- [Source material]

========

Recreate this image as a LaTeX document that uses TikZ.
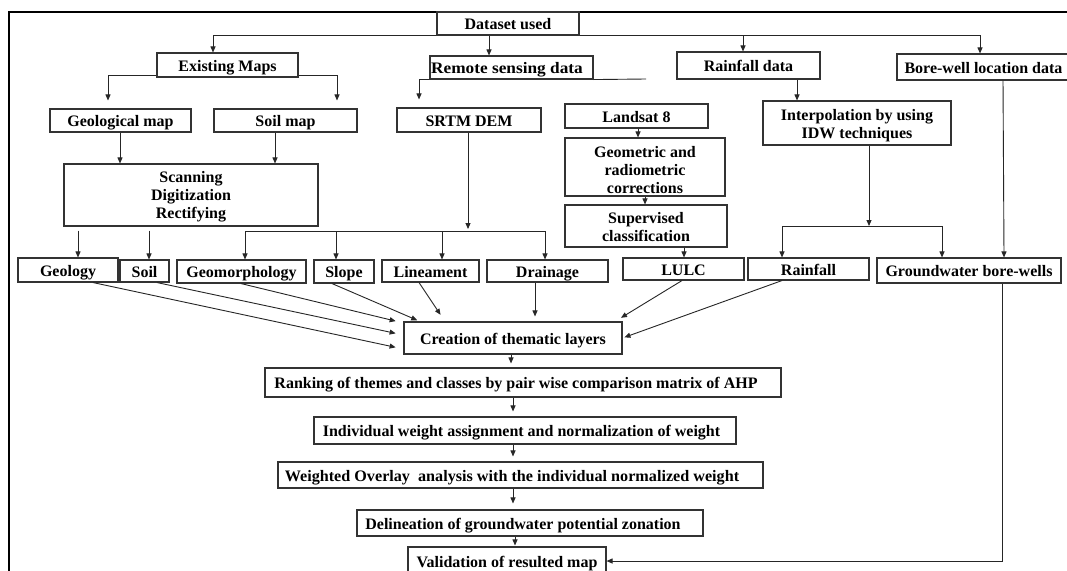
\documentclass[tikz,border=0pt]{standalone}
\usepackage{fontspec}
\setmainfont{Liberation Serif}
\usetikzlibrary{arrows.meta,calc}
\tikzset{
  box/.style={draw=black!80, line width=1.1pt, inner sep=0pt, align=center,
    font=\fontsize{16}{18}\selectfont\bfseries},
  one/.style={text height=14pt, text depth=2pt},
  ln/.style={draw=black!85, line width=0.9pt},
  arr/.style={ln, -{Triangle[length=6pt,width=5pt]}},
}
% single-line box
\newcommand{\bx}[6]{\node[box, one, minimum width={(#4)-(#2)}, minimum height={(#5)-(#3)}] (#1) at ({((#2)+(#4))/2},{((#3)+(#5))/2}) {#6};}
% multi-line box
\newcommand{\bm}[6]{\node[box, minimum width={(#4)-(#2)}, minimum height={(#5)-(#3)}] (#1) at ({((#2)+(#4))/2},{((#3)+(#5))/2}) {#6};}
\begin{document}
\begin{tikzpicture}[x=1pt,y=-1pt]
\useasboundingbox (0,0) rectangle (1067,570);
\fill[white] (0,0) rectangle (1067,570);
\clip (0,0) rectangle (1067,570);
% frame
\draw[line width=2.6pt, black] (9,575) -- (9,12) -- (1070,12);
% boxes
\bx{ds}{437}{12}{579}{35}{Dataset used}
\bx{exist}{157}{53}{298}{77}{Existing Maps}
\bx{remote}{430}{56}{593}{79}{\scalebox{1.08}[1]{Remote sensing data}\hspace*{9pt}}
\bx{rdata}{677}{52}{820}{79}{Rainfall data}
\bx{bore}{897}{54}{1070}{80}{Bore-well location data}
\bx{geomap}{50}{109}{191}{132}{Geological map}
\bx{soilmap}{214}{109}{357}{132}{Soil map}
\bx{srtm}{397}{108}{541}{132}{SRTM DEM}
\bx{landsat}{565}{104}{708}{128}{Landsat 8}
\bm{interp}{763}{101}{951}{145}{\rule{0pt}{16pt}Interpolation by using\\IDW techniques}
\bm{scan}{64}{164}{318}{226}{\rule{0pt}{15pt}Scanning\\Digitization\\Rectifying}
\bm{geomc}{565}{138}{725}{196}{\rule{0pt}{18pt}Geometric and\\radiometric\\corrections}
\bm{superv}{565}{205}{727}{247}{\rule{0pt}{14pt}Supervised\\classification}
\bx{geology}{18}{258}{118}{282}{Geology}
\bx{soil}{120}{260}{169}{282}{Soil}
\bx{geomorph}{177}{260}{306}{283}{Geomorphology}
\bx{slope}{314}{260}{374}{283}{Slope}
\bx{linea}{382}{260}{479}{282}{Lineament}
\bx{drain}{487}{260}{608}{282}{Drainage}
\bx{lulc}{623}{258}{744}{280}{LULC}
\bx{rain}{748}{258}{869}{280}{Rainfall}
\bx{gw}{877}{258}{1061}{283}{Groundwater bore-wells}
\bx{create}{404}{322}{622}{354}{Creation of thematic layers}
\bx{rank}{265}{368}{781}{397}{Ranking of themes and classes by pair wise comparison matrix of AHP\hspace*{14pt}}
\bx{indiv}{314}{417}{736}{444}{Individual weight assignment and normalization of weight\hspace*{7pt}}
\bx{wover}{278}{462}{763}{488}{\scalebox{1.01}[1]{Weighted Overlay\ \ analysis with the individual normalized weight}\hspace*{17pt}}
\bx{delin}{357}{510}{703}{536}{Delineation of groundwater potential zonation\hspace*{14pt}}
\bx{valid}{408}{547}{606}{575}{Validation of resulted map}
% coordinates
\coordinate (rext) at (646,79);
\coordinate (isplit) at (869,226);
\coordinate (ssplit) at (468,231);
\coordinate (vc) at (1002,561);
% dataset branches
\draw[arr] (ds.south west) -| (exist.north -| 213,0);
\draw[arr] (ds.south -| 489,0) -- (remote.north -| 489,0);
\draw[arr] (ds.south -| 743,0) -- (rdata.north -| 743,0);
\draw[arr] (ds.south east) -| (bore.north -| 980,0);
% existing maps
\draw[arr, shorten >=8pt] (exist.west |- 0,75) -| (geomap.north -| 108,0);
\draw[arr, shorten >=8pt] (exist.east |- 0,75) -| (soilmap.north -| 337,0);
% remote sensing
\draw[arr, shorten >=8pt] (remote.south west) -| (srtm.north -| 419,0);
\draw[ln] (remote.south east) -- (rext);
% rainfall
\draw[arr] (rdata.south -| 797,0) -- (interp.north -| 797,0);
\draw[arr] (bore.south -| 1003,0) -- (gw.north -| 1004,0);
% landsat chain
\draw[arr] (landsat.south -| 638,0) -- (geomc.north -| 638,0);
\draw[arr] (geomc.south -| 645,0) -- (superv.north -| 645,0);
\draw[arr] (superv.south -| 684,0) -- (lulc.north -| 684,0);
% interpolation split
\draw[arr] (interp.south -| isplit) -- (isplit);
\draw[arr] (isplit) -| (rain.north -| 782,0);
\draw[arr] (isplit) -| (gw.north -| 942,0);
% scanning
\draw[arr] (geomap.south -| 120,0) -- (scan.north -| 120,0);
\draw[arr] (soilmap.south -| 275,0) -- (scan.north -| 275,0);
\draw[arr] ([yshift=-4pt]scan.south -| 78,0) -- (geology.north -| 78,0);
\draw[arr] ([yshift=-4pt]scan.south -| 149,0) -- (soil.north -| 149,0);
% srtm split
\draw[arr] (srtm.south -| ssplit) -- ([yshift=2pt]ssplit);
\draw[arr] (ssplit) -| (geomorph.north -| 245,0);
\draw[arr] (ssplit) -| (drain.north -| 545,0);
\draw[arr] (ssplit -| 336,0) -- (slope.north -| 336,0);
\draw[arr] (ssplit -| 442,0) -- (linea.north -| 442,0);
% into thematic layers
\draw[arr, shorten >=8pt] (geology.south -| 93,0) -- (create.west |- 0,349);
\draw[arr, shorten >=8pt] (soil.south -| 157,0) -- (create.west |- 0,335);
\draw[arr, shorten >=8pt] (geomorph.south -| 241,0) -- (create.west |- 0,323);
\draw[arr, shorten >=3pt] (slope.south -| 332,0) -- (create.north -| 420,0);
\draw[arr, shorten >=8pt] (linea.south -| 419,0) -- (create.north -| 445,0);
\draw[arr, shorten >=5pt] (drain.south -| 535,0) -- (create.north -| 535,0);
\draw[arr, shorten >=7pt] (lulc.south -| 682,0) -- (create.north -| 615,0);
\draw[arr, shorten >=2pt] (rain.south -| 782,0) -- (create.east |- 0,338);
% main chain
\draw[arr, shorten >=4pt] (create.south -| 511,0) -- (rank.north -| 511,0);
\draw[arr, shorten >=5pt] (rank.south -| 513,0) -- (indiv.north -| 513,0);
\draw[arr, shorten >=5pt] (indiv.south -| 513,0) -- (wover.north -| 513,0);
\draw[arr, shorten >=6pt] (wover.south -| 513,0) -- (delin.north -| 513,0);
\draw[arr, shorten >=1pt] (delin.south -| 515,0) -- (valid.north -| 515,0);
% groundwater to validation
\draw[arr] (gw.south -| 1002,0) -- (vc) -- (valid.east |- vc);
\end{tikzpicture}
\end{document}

========

- [Stated exercise] Make an exact copy of the data, leaving its pictures out.

- [Correct response]
Recreate this image as a LaTeX document that uses TikZ.
\documentclass[tikz,border=0pt]{standalone}
\usepackage{fontspec}
\setmainfont{Liberation Serif}
\usetikzlibrary{arrows.meta,calc}
\tikzset{
  box/.style={draw=black!80, line width=1.1pt, inner sep=0pt, align=center,
    font=\fontsize{16}{18}\selectfont\bfseries},
  one/.style={text height=14pt, text depth=2pt},
  ln/.style={draw=black!85, line width=0.9pt},
  arr/.style={ln, -{Triangle[length=6pt,width=5pt]}},
}
% single-line box
\newcommand{\bx}[6]{\node[box, one, minimum width={(#4)-(#2)}, minimum height={(#5)-(#3)}] (#1) at ({((#2)+(#4))/2},{((#3)+(#5))/2}) {#6};}
% multi-line box
\newcommand{\bm}[6]{\node[box, minimum width={(#4)-(#2)}, minimum height={(#5)-(#3)}] (#1) at ({((#2)+(#4))/2},{((#3)+(#5))/2}) {#6};}
\begin{document}
\begin{tikzpicture}[x=1pt,y=-1pt]
\useasboundingbox (0,0) rectangle (1067,570);
\fill[white] (0,0) rectangle (1067,570);
\clip (0,0) rectangle (1067,570);
% frame
\draw[line width=2.6pt, black] (9,575) -- (9,12) -- (1070,12);
% boxes
\bx{ds}{437}{12}{579}{35}{Dataset used}
\bx{exist}{157}{53}{298}{77}{Existing Maps}
\bx{remote}{430}{56}{593}{79}{\scalebox{1.08}[1]{Remote sensing data}\hspace*{9pt}}
\bx{rdata}{677}{52}{820}{79}{Rainfall data}
\bx{bore}{897}{54}{1070}{80}{Bore-well location data}
\bx{geomap}{50}{109}{191}{132}{Geological map}
\bx{soilmap}{214}{109}{357}{132}{Soil map}
\bx{srtm}{397}{108}{541}{132}{SRTM DEM}
\bx{landsat}{565}{104}{708}{128}{Landsat 8}
\bm{interp}{763}{101}{951}{145}{\rule{0pt}{16pt}Interpolation by using\\IDW techniques}
\bm{scan}{64}{164}{318}{226}{\rule{0pt}{15pt}Scanning\\Digitization\\Rectifying}
\bm{geomc}{565}{138}{725}{196}{\rule{0pt}{18pt}Geometric and\\radiometric\\corrections}
\bm{superv}{565}{205}{727}{247}{\rule{0pt}{14pt}Supervised\\classification}
\bx{geology}{18}{258}{118}{282}{Geology}
\bx{soil}{120}{260}{169}{282}{Soil}
\bx{geomorph}{177}{260}{306}{283}{Geomorphology}
\bx{slope}{314}{260}{374}{283}{Slope}
\bx{linea}{382}{260}{479}{282}{Lineament}
\bx{drain}{487}{260}{608}{282}{Drainage}
\bx{lulc}{623}{258}{744}{280}{LULC}
\bx{rain}{748}{258}{869}{280}{Rainfall}
\bx{gw}{877}{258}{1061}{283}{Groundwater bore-wells}
\bx{create}{404}{322}{622}{354}{Creation of thematic layers}
\bx{rank}{265}{368}{781}{397}{Ranking of themes and classes by pair wise comparison matrix of AHP\hspace*{14pt}}
\bx{indiv}{314}{417}{736}{444}{Individual weight assignment and normalization of weight\hspace*{7pt}}
\bx{wover}{278}{462}{763}{488}{\scalebox{1.01}[1]{Weighted Overlay\ \ analysis with the individual normalized weight}\hspace*{17pt}}
\bx{delin}{357}{510}{703}{536}{Delineation of groundwater potential zonation\hspace*{14pt}}
\bx{valid}{408}{547}{606}{575}{Validation of resulted map}
% coordinates
\coordinate (rext) at (646,79);
\coordinate (isplit) at (869,226);
\coordinate (ssplit) at (468,231);
\coordinate (vc) at (1002,561);
% dataset branches
\draw[arr] (ds.south west) -| (exist.north -| 213,0);
\draw[arr] (ds.south -| 489,0) -- (remote.north -| 489,0);
\draw[arr] (ds.south -| 743,0) -- (rdata.north -| 743,0);
\draw[arr] (ds.south east) -| (bore.north -| 980,0);
% existing maps
\draw[arr, shorten >=8pt] (exist.west |- 0,75) -| (geomap.north -| 108,0);
\draw[arr, shorten >=8pt] (exist.east |- 0,75) -| (soilmap.north -| 337,0);
% remote sensing
\draw[arr, shorten >=8pt] (remote.south west) -| (srtm.north -| 419,0);
\draw[ln] (remote.south east) -- (rext);
% rainfall
\draw[arr] (rdata.south -| 797,0) -- (interp.north -| 797,0);
\draw[arr] (bore.south -| 1003,0) -- (gw.north -| 1004,0);
% landsat chain
\draw[arr] (landsat.south -| 638,0) -- (geomc.north -| 638,0);
\draw[arr] (geomc.south -| 645,0) -- (superv.north -| 645,0);
\draw[arr] (superv.south -| 684,0) -- (lulc.north -| 684,0);
% interpolation split
\draw[arr] (interp.south -| isplit) -- (isplit);
\draw[arr] (isplit) -| (rain.north -| 782,0);
\draw[arr] (isplit) -| (gw.north -| 942,0);
% scanning
\draw[arr] (geomap.south -| 120,0) -- (scan.north -| 120,0);
\draw[arr] (soilmap.south -| 275,0) -- (scan.north -| 275,0);
\draw[arr] ([yshift=-4pt]scan.south -| 78,0) -- (geology.north -| 78,0);
\draw[arr] ([yshift=-4pt]scan.south -| 149,0) -- (soil.north -| 149,0);
% srtm split
\draw[arr] (srtm.south -| ssplit) -- ([yshift=2pt]ssplit);
\draw[arr] (ssplit) -| (geomorph.north -| 245,0);
\draw[arr] (ssplit) -| (drain.north -| 545,0);
\draw[arr] (ssplit -| 336,0) -- (slope.north -| 336,0);
\draw[arr] (ssplit -| 442,0) -- (linea.north -| 442,0);
% into thematic layers
\draw[arr, shorten >=8pt] (geology.south -| 93,0) -- (create.west |- 0,349);
\draw[arr, shorten >=8pt] (soil.south -| 157,0) -- (create.west |- 0,335);
\draw[arr, shorten >=8pt] (geomorph.south -| 241,0) -- (create.west |- 0,323);
\draw[arr, shorten >=3pt] (slope.south -| 332,0) -- (create.north -| 420,0);
\draw[arr, shorten >=8pt] (linea.south -| 419,0) -- (create.north -| 445,0);
\draw[arr, shorten >=5pt] (drain.south -| 535,0) -- (create.north -| 535,0);
\draw[arr, shorten >=7pt] (lulc.south -| 682,0) -- (create.north -| 615,0);
\draw[arr, shorten >=2pt] (rain.south -| 782,0) -- (create.east |- 0,338);
% main chain
\draw[arr, shorten >=4pt] (create.south -| 511,0) -- (rank.north -| 511,0);
\draw[arr, shorten >=5pt] (rank.south -| 513,0) -- (indiv.north -| 513,0);
\draw[arr, shorten >=5pt] (indiv.south -| 513,0) -- (wover.north -| 513,0);
\draw[arr, shorten >=6pt] (wover.south -| 513,0) -- (delin.north -| 513,0);
\draw[arr, shorten >=1pt] (delin.south -| 515,0) -- (valid.north -| 515,0);
% groundwater to validation
\draw[arr] (gw.south -| 1002,0) -- (vc) -- (valid.east |- vc);
\end{tikzpicture}
\end{document}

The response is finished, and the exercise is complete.